> _Exercise directions_: Using the data below, gather each line that includes the word "this".

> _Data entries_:
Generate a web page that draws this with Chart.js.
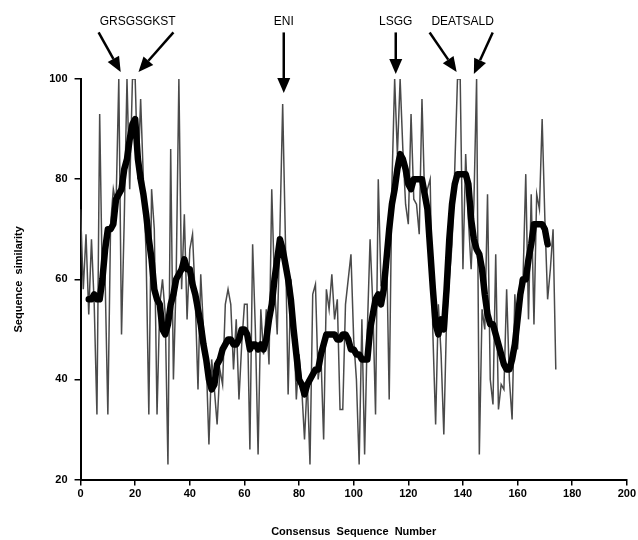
<!DOCTYPE html>
<html>
<head>
<meta charset="utf-8">
<script src="https://cdn.jsdelivr.net/npm/chart.js@4"></script>
<style>
  html, body { margin: 0; padding: 0; background: #fff; }
  #wrap { width: 638px; height: 540px; }
</style>
</head>
<body>
<div id="wrap"><canvas id="similarityChart" width="638" height="540"></canvas></div>
<script>
// raw similarity, one value per consensus position 0..174
const rawSimilarity = [
  74, 58, 69, 53, 68, 55, 33, 93, 58, 60,
  33, 71, 78, 75, 100, 49, 72, 100, 78, 100,
  100, 80, 96, 80, 65, 33, 78, 70, 33, 55,
  60, 53, 23, 86, 40, 60, 100, 58, 73, 52,
  66, 69, 56, 38, 61, 50, 44, 27, 44, 38,
  31, 42, 39, 55, 58, 55, 42, 52, 36, 47,
  55, 55, 26, 67, 50, 25, 54, 45, 54, 43,
  78, 59, 49, 70, 95, 68, 37, 60, 52, 36,
  45, 38, 28, 40, 23, 57, 59, 40, 45, 28,
  58, 54, 61, 52, 56, 34, 34, 55, 60, 65,
  48, 40, 23, 52, 25, 50, 68, 55, 33, 80,
  59, 60, 68, 36, 79, 100, 85, 100, 86, 75,
  71, 93, 76, 75, 69, 96, 76, 78, 80, 49,
  31, 55, 45, 29, 52, 60, 67, 82, 100, 100,
  62, 85, 72, 62, 75, 100, 25, 54, 50, 77,
  40, 35, 65, 34, 39, 38, 58, 40, 32, 57,
  46, 60, 60, 81, 52, 77, 51, 77, 74, 92,
  72, 56, 62, 70, 42
];

// smoothed curve, positions 3..171
const smoothStart = 3;
const smoothSimilarity = [
  56, 56, 57, 56, 56, 60, 66, 70, 70, 71,
  76, 77, 78, 82, 84, 88, 91, 92, 84, 80,
  77, 73, 68, 64, 58, 56, 55, 50, 49, 51,
  55, 57, 60, 61, 62, 64, 62, 62, 59, 57,
  54, 51, 47, 44, 40, 38, 39, 43, 44, 46,
  47, 48, 48, 47, 47, 48, 50, 50, 49, 46,
  47, 47, 46, 47, 46, 48, 52, 55, 60, 64,
  68, 66, 63, 60, 56, 50, 45, 40, 39, 37,
  39, 40, 41, 42, 42, 45, 47, 49, 49, 49,
  49, 48, 48, 49, 49, 48, 46, 46, 45, 45,
  44, 44, 44, 50, 53, 56, 57, 55, 58, 64,
  70, 75, 78, 82, 85, 84, 82, 79, 78, 80,
  80, 80, 80, 77, 74, 66, 58, 51, 49, 52,
  50, 58, 68, 75, 79, 81, 81, 81, 81, 79,
  72, 68, 66, 65, 62, 57, 53, 51, 51, 49,
  47, 45, 43, 42, 42, 44, 47, 52, 57, 60,
  60, 64, 67, 71, 71, 71, 71, 70, 67
];

const xTicks = [0, 20, 40, 60, 80, 100, 120, 140, 160, 180, 200];
const yTicks = [20, 40, 60, 80, 100];

// motif labels above the plot, arrows point down at the peaks
const motifLabels = ["GRSGSGKST", "ENI", "LSGG", "DEATSALD"];
const motifLabelX = [20.9, 74.4, 115.4, 139.9];
const arrowTailX = [6.6, 34, 74.4, 115.4, 127.8, 150.9];
const arrowTipX = [14.7, 21.2, 74.4, 115.4, 137.7, 144];
const arrowTipY = [101.4, 101.4, 97.2, 101, 101.4, 101];

const rawPoints = rawSimilarity.map((v, i) => ({ x: i, y: v }));
const smoothPoints = smoothSimilarity.map((v, i) => ({ x: smoothStart + i, y: v }));

const motifPlugin = {
    id: 'motifs',
    afterDraw(chart) {
        const { ctx, scales: { x, y } } = chart;
        ctx.save();
        ctx.fillStyle = '#000';
        ctx.strokeStyle = '#000';
        ctx.font = '12px "Liberation Sans", Arial, sans-serif';
        ctx.textAlign = 'center';
        ctx.textBaseline = 'middle';
        motifLabels.forEach((t, i) => {
            ctx.fillText(t, x.getPixelForValue(motifLabelX[i]), y.getPixelForValue(111.4));
        });
        const tailY = y.getPixelForValue(109.3);
        arrowTipX.forEach((tx, i) => {
            const x0 = x.getPixelForValue(arrowTailX[i]), y0 = tailY;
            const x1 = x.getPixelForValue(tx), y1 = y.getPixelForValue(arrowTipY[i]);
            const ang = Math.atan2(y1 - y0, x1 - x0);
            const headLen = 15, headW = 6.5;
            const bx = x1 - headLen * Math.cos(ang), by = y1 - headLen * Math.sin(ang);
            ctx.lineWidth = 2.5;
            ctx.beginPath();
            ctx.moveTo(x0, y0);
            ctx.lineTo(bx, by);
            ctx.stroke();
            ctx.beginPath();
            ctx.moveTo(x1, y1);
            ctx.lineTo(bx + headW * Math.sin(ang), by - headW * Math.cos(ang));
            ctx.lineTo(bx - headW * Math.sin(ang), by + headW * Math.cos(ang));
            ctx.closePath();
            ctx.fill();
        });
        ctx.restore();
    }
};

const tickFont = { family: '"Liberation Sans", Arial, sans-serif', size: 11, weight: 'bold' };

new Chart(document.getElementById('similarityChart'), {
    type: 'line',
    data: {
        datasets: [
            {
                label: 'smoothed',
                data: smoothPoints,
                borderColor: '#000',
                borderWidth: 6.5,
                pointRadius: 0,
                tension: 0,
                borderJoinStyle: 'round',
                borderCapStyle: 'round'
            },
            {
                label: 'raw',
                data: rawPoints,
                borderColor: '#4a4a4a',
                borderWidth: 1.5,
                pointRadius: 0,
                tension: 0
            }
        ]
    },
    options: {
        responsive: false,
        animation: false,
        devicePixelRatio: 1,
        layout: { padding: { top: 79, left: 12, right: 4, bottom: 1 } },
        plugins: { legend: { display: false }, tooltip: { enabled: false } },
        scales: {
            x: {
                type: 'linear',
                min: 0, max: 200,
                afterBuildTicks: s => { s.ticks = xTicks.map(v => ({ value: v })); },
                ticks: { color: '#000', font: tickFont, maxRotation: 0, padding: 2 },
                grid: { drawOnChartArea: false, drawTicks: true, tickLength: 6, color: '#000', lineWidth: 1.5 },
                border: { display: true, color: '#000', width: 2 },
                title: {
                    display: true,
                    text: 'Consensus  Sequence  Number',
                    color: '#000',
                    font: tickFont,
                    padding: { top: 23, bottom: 0 }
                }
            },
            y: {
                type: 'linear',
                min: 20, max: 100,
                afterBuildTicks: s => { s.ticks = yTicks.map(v => ({ value: v })); },
                ticks: { color: '#000', font: tickFont, padding: 7 },
                grid: { drawOnChartArea: false, drawTicks: true, tickLength: 6, color: '#000', lineWidth: 1.5 },
                border: { display: true, color: '#000', width: 2 },
                title: {
                    display: true,
                    text: 'Sequence  similarity',
                    color: '#000',
                    font: tickFont,
                    padding: { top: 0, bottom: 17 }
                }
            }
        }
    },
    plugins: [motifPlugin]
});
</script>
</body>
</html>
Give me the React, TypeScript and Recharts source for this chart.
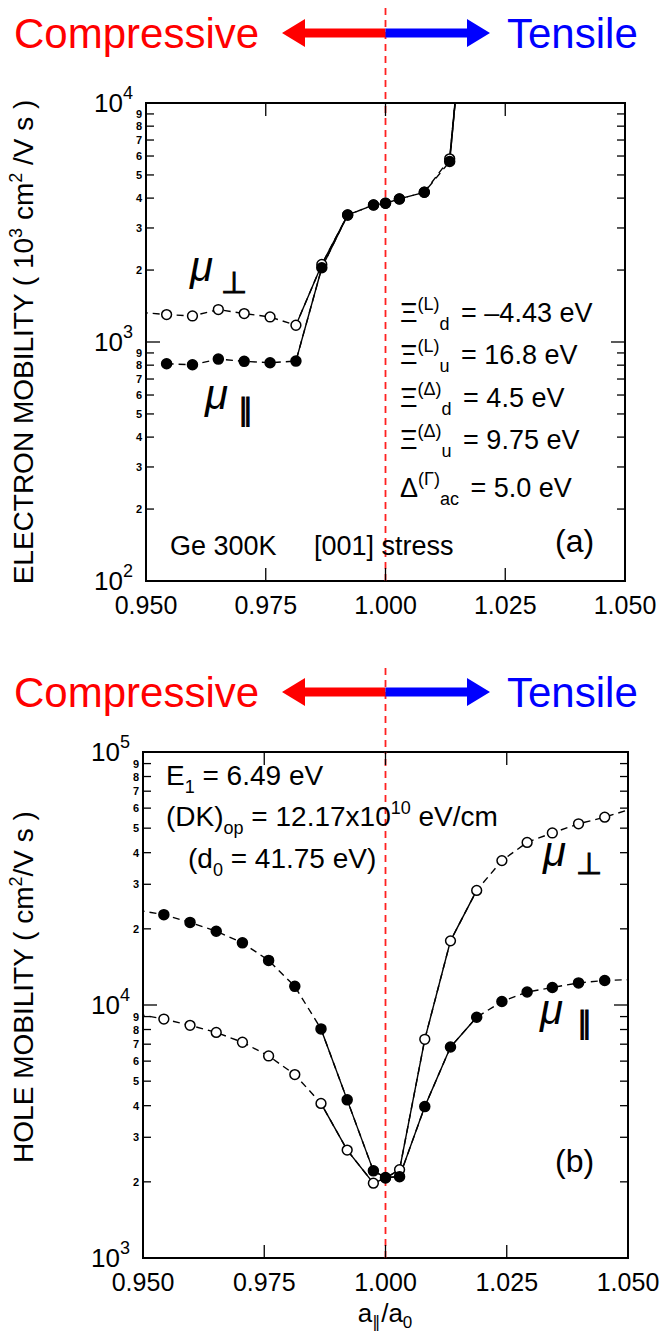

> _Reply to the task_:
Generate a web page that draws this with Chart.js.
Give me the React, TypeScript and Recharts source for this chart.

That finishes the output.